IBM announced yesterday that its virtual tape servers would soon be able to connect disk storage to mainframes via Fibre Connectivity (FICON), a move that could increase performance by about 75%.

It said it has Fiber Connected its virtual tape servers, which are hard disk devices that appear to mainframes as tape drives but enable data to be recorded at disk speeds. The data can then be downloaded offline to tape silos.

FICON channels increase I/O capacity through the combination of a new architecture and faster physical link rates, making them up to six times as efficient as Enterprise System Connection (ESCON), IBM's previous fibre-optic channel standard.

IBM has sold about 100,000 TotalStorage Virtual Tape Servers (VTS) - the V10 and V20 - which connect via ESCON to mainframes.
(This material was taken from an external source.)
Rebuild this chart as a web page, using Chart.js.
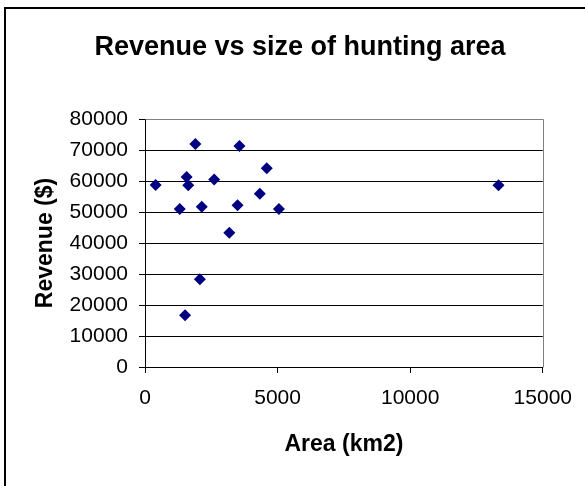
<!DOCTYPE html>
<html>
<head>
<meta charset="utf-8">
<script src="https://cdn.jsdelivr.net/npm/chart.js@4.4.0/dist/chart.umd.min.js"></script>
<style>
  html, body { margin: 0; padding: 0; background: #fff; }
  #wrap { width: 585px; height: 486px; }
</style>
</head>
<body>
<div id="wrap"><canvas id="scatterChart" width="585" height="486"></canvas></div>
<script>
// données
const areaKm2 = [400, 1900, 1570, 1630, 1310, 2140, 2610, 3560, 4590, 4330, 3490, 5050, 3180, 2070, 1510, 13330]
const revenue = [58700, 71900, 61300, 58600, 51000, 51700, 60500, 71300, 64100, 55900, 52200, 51000, 43300, 28300, 16700, 58600]
const xTicks = [0, 5000, 10000, 15000]
const yTicks = [0, 10000, 20000, 30000, 40000, 50000, 60000, 70000, 80000]

const FONT = "'Liberation Sans', Arial, sans-serif"

// fond blanc + cadre noir autour du graphique, bordure grise du plot
const frame = {
  id: 'frame',
  beforeDraw(chart) {
    const ctx = chart.ctx
    ctx.save()
    ctx.fillStyle = '#fff'
    ctx.fillRect(0, 0, chart.width, chart.height)
    ctx.strokeStyle = '#000'
    ctx.lineWidth = 2
    ctx.beginPath()
    ctx.moveTo(5, chart.height)
    ctx.lineTo(5, 8)
    ctx.lineTo(chart.width, 8)
    ctx.stroke()
    ctx.restore()
  },
  afterDatasetsDraw(chart) {
    const { left, right, top, bottom } = chart.chartArea
    const ctx = chart.ctx
    ctx.save()
    ctx.strokeStyle = '#808080'
    ctx.lineWidth = 1
    ctx.beginPath()
    ctx.moveTo(Math.round(left) + 0.5, Math.round(top) + 0.5)
    ctx.lineTo(Math.round(right) + 0.5, Math.round(top) + 0.5)
    ctx.lineTo(Math.round(right) + 0.5, Math.round(bottom) + 0.5)
    ctx.stroke()
    ctx.restore()
  },
}

new Chart(document.getElementById('scatterChart'), {
  type: 'scatter',
  data: {
    datasets: [
      {
        label: 'Revenue',
        data: areaKm2.map((a, i) => ({ x: a, y: revenue[i] })),
        pointStyle: 'rectRot',
        pointRadius: 6,
        pointHoverRadius: 6,
        backgroundColor: '#000080',
        borderColor: '#000080',
        borderWidth: 0,
      },
    ],
  },
  options: {
    responsive: false,
    animation: false,
    // padding gauche pour centrer le titre vers x=300
    layout: { padding: { left: 57, right: 42, top: 0, bottom: 0 } },
    plugins: {
      legend: { display: false },
      tooltip: { enabled: false },
      title: {
        display: true,
        text: 'Revenue vs size of hunting area',
        color: '#000',
        font: { family: FONT, size: 27, weight: 'bold' },
        padding: { top: 31, bottom: 55.6 },
      },
    },
    scales: {
      x: {
        type: 'linear',
        min: 0,
        max: 15000,
        afterBuildTicks: (s) => { s.ticks = xTicks.map((v) => ({ value: v })) },
        afterFit: (s) => { s.height = 119 },
        ticks: {
          color: '#000',
          font: { family: FONT, size: 21 },
          padding: 13,
          maxRotation: 0,
          callback: (v) => String(v),
        },
        grid: { drawOnChartArea: false, drawTicks: true, tickLength: 6, color: '#000' },
        border: { color: '#000', width: 1 },
        title: {
          display: true,
          text: 'Area (km2)',
          color: '#000',
          font: { family: FONT, size: 23, weight: 'bold' },
          padding: { top: 0, bottom: 28 },
        },
      },
      y: {
        type: 'linear',
        min: 0,
        max: 80000,
        afterBuildTicks: (s) => { s.ticks = yTicks.map((v) => ({ value: v })) },
        afterFit: (s) => { s.width = 88 },
        ticks: {
          color: '#000',
          font: { family: FONT, size: 21 },
          padding: 11,
          callback: (v) => String(v),
        },
        grid: { color: '#000', tickLength: 6, drawTicks: true },
        border: { color: '#000', width: 1 },
        title: {
          display: true,
          text: 'Revenue ($)',
          color: '#000',
          font: { family: FONT, size: 23, weight: 'bold' },
          padding: { top: -24.8, bottom: 0 },
        },
      },
    },
  },
  plugins: [frame],
})
</script>
</body>
</html>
ESCON has peak data transfer rates of 17Mbytes/sec., compared with 100Mbytes/sec. of FICON.

Dianne McAdam, an analyst at Illuminata Inc. in Nashua, N.H., said the FICON upgrade and faster data transfer rates will go a long way to reducing backup times for mainframe users.

IBM added that it would upgrade the VTS management software to include volume pooling, which allows a storage administrator to save similar data and volume sets together on the same set of tape cartridges.

For example, if a company has customer data related to a specific operation, that data could be saved to one set of tapes automatically, making removal and warehousing of the data simpler.

The VTS Advanced Policy Management package costs $30,000 and will include a dual-copy feature that automatically creates a copy of data on to another set of cartridges for disaster recovery. Upgrades to existing VTS Advanced Policy Management packages start at $5,000.

IBM's VTS software upgrades begin shipping on 26 July. The VTS FICON will be generally available by the end of January next year.